Should one question why they believe the proposed project would draw guests from outside the Basin they are ready to provide concrete responses.
The pair has traveled extensively to recreational facilities in the Chico and Sacramento areas and to Nevada to study layouts and talk with the individuals who have been instrumental in their formation.
“While in the Valley one individual I spoke to was sincerely excited about having such a facility in Lake Almanor that he told me that if this happens he will be house-hunting in Lake Almanor,” Thrall said.
“Our event exhibitors themselves are a great example of what an economic boost the complex to can provide to Lake Almanor.”
“We not only have exhibitors traveling in from the Reno area but their family, friends and fellow club members. There is a large contingency that will be staying in RVs at Lake Cove Resort and others at the Antlers Motel,” Greening added.
He also said he had called Chris Cartwright at Big Cove and asked if he was usually this full with guests at this time of the year and said the reply he got was “no.”
“When we speak of the economic benefit of the complex this is a good example of how recreational opportunities for tourism can fill in the shoulder season. Sherrie and I have learned through our contacts that the possibilities for regional activities could be a major boost for our shoulder season and to fill dead spots within the summer season. Folks we have talked to have learned a lot about Lake Almanor and are excited to visit,” Greening added.
Regional support is there
“From the moment the LASC website went online and the fliers were mailed out, the regional response has been overwhelming.
“This is evidenced by how far our ‘Come Play in the Pines’ exhibitors are willing to travel in support of the project.
“There are not only looking forward to traveling in to demonstrate their sport and visit with the community but they are also hoping that they will be able to return to Lake Almanor over and over again to participate in regional competitions,” Greening said.
Why community support is important
“As a community project, a showing of support at this event is paramount. Without sufficient interest by the community, the project will be sidelined, perhaps for another day.
“The sports complex offers something for everyone living in or visiting the area, youth and adults, if for nothing more than a picnic.
“Support of the complex is key to supporting our Lake Almanor communities. By doing so we increase our ability to attract and host regional events that will offer tremendous opportunity to our local economy.” Greening said.

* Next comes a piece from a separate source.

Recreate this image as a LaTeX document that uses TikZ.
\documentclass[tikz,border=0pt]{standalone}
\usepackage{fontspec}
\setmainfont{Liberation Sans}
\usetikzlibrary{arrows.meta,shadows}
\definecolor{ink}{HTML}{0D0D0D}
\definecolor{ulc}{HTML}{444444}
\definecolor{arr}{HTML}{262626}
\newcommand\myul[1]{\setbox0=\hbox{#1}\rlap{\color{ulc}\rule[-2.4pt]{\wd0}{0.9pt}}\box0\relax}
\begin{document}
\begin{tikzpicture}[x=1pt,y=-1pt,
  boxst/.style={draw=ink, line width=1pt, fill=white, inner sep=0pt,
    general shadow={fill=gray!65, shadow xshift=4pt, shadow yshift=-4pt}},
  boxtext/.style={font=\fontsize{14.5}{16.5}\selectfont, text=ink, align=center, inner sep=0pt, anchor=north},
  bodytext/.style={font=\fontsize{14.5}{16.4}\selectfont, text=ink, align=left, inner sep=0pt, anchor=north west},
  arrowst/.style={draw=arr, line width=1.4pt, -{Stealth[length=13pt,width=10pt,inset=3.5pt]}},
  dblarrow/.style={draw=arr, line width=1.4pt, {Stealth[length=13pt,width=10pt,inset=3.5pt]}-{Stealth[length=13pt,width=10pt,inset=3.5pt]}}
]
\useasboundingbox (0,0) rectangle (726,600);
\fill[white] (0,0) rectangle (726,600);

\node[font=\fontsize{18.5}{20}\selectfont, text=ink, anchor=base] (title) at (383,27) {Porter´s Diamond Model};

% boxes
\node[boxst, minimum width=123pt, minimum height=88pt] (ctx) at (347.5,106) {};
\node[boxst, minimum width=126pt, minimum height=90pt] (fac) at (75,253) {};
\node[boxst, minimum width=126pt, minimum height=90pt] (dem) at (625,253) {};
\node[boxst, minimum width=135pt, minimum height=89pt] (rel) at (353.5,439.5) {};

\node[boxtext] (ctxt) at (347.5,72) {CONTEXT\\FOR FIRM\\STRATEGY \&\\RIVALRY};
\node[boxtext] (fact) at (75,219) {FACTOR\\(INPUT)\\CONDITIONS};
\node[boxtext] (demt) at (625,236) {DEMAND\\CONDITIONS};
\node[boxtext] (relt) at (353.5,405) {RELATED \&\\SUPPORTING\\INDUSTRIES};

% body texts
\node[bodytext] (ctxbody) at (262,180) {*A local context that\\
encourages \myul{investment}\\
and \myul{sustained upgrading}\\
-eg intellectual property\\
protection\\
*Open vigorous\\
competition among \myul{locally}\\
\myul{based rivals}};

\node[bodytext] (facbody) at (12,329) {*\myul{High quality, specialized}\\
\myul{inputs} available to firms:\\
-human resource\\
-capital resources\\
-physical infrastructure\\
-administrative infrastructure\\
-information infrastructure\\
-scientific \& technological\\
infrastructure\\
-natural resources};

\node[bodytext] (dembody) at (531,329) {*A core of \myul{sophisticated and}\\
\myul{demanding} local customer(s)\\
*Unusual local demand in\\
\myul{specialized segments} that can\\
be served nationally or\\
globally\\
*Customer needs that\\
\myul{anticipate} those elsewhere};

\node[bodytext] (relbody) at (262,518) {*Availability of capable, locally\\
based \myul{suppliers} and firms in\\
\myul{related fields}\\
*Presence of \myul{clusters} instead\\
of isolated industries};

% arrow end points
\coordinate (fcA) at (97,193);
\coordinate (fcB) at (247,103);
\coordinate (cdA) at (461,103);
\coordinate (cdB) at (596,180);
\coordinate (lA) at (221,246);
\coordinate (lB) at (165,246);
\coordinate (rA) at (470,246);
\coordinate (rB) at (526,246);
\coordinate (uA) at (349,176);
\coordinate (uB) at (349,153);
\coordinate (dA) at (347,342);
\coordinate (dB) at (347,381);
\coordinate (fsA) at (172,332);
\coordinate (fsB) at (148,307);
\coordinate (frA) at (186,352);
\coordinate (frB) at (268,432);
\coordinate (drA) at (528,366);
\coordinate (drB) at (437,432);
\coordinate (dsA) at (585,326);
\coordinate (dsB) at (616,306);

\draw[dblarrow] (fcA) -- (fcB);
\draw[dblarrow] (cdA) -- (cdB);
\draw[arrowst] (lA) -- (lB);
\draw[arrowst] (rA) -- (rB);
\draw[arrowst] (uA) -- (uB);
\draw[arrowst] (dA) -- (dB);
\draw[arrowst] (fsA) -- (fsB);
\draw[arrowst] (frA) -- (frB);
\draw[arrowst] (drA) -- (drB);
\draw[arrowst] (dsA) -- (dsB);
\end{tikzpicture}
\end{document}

In talking about the different ways in which members of the community can support the proposed complex, Thrall said, “Right now our most critical need is volunteers to help with the exhibition in the areas of crowd control, parking and levy patrol on ATVs. It is important that we maintain a safe perimeter around the shooting exhibition and make sure the guests have a great experience.”

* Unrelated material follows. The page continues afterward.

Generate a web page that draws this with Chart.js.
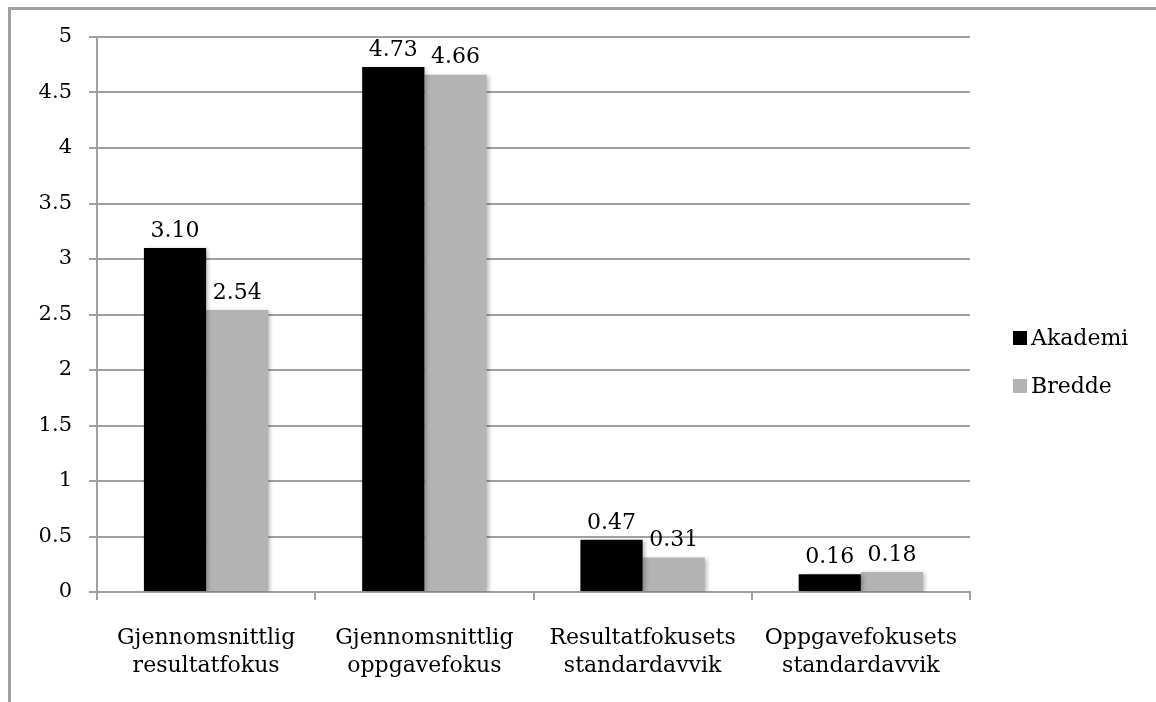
<!DOCTYPE html>
<html>
<head>
<meta charset="utf-8">
<script src="https://cdn.jsdelivr.net/npm/chart.js@4.4.1/dist/chart.umd.min.js"></script>
<style>
  html, body { margin: 0; padding: 0; background: #fff; }
  #wrap { width: 1156px; height: 702px; position: relative; }
</style>
</head>
<body>
<div id="wrap"><canvas id="miGrafico" width="1156" height="702"></canvas></div>
<script>
const kategorier = [
    ['Gjennomsnittlig', 'resultatfokus'],
    ['Gjennomsnittlig', 'oppgavefokus'],
    ['Resultatfokusets', 'standardavvik'],
    ['Oppgavefokusets', 'standardavvik']
];
const akademi = [3.10, 4.73, 0.47, 0.16];
const bredde = [2.54, 4.66, 0.31, 0.18];
const serieNavn = ['Akademi', 'Bredde'];
const yTicks = [0, 0.5, 1, 1.5, 2, 2.5, 3, 3.5, 4, 4.5, 5];

const skrift = "'DejaVu Serif', serif";
const gra = '#a0a0a0';

// ramme rundt diagrammet (bare topp og venstre synes)
const ramme = {
    id: 'ramme',
    beforeDraw(chart) {
        const ctx = chart.ctx;
        ctx.save();
        ctx.strokeStyle = gra;
        ctx.lineWidth = 3;
        ctx.beginPath();
        ctx.moveTo(9.5, 702);
        ctx.lineTo(9.5, 8.5);
        ctx.lineTo(1156, 8.5);
        ctx.stroke();
        ctx.restore();
    }
};

// litt skygge på stolpene
const skygge = {
    id: 'skygge',
    beforeDatasetsDraw(chart) {
        const ctx = chart.ctx;
        ctx.save();
        ctx.shadowColor = 'rgba(0,0,0,0.25)';
        ctx.shadowBlur = 4;
        ctx.shadowOffsetX = 2;
        ctx.shadowOffsetY = 1;
    },
    afterDatasetsDraw(chart) {
        chart.ctx.restore();
    }
};

// verdier over stolpene
const verdier = {
    id: 'verdier',
    afterDraw(chart) {
        const ctx = chart.ctx;
        ctx.save();
        ctx.font = '22px ' + skrift;
        ctx.fillStyle = '#000';
        ctx.textAlign = 'center';
        ctx.textBaseline = 'bottom';
        chart.data.datasets.forEach((ds, i) => {
            chart.getDatasetMeta(i).data.forEach((bar, j) => {
                ctx.fillText(ds.data[j].toFixed(2), bar.x, bar.y - 6);
            });
        });
        ctx.restore();
    }
};

// egen forklaring til høyre
const forklaring = {
    id: 'forklaring',
    afterDraw(chart) {
        const ctx = chart.ctx;
        ctx.save();
        ctx.font = '22px ' + skrift;
        ctx.textBaseline = 'middle';
        ctx.textAlign = 'left';
        chart.data.datasets.forEach((ds, i) => {
            const y = 338 + i * 48;
            ctx.fillStyle = ds.backgroundColor;
            ctx.fillRect(1013, y - 7, 14, 14);
            ctx.fillStyle = '#000';
            ctx.fillText(ds.label, 1031, y + 1);
        });
        ctx.restore();
    }
};

const ctx = document.getElementById('miGrafico').getContext('2d');
const miGrafico = new Chart(ctx, {
    type: 'bar',
    data: {
        labels: kategorier,
        datasets: [{
            label: serieNavn[0],
            data: akademi,
            backgroundColor: '#000000',
            barPercentage: 1,
            categoryPercentage: 0.57
        }, {
            label: serieNavn[1],
            data: bredde,
            backgroundColor: '#b3b3b3',
            barPercentage: 1,
            categoryPercentage: 0.57
        }]
    },
    options: {
        responsive: false,
        animation: false,
        events: [],
        layout: { padding: { top: 37, right: 186, left: 0, bottom: 0 } },
        plugins: {
            legend: { display: false },
            tooltip: { enabled: false }
        },
        scales: {
            x: {
                grid: {
                    offset: true,
                    drawOnChartArea: false,
                    drawTicks: true,
                    tickLength: 8,
                    color: gra,
                    lineWidth: 2
                },
                border: { display: true, color: gra, width: 2 },
                ticks: {
                    color: '#000',
                    padding: 25,
                    maxRotation: 0,
                    font: { family: skrift, size: 22, lineHeight: 1.25 }
                },
                afterFit(s) { s.height = 110; }
            },
            y: {
                min: 0,
                max: 5,
                afterBuildTicks(s) { s.ticks = yTicks.map(v => ({ value: v })); },
                grid: {
                    color: gra,
                    lineWidth: 2,
                    drawTicks: true,
                    tickLength: 8
                },
                border: { display: true, color: gra, width: 2 },
                ticks: {
                    color: '#000',
                    padding: 17,
                    font: { family: skrift, size: 21 },
                    callback: v => String(v)
                },
                afterFit(s) { s.width = 97; }
            }
        }
    },
    plugins: [ramme, skygge, verdier, forklaring]
});
</script>
</body>
</html>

Thrall said individuals who would like to offer their time are welcome to volunteer for the morning or afternoon exhibition or both.
“If you would like to help, your call would be most welcome,” she added.
Thrall can be reached at 258-3656.
The LASC website also contains information about the many types of potential sports venues possible at the complex. That information is at lakealmanorsportscomplex.com.
Keeping it green
“Throughout our project discussions with others, both Sherrie and I have worked to ensure that everyone has a clear understanding that when we speak of a complex we are not talking about the construction of a series of buildings.
“Where we live we are surrounded by the beauty of the mountains and the pines and this is what people want to experience when they come to Lake Almanor. We want to enhance that experience.
“With this always foremost, Sherrie and I are focused on leaving the smallest footprint possible on the environment,” Greening said.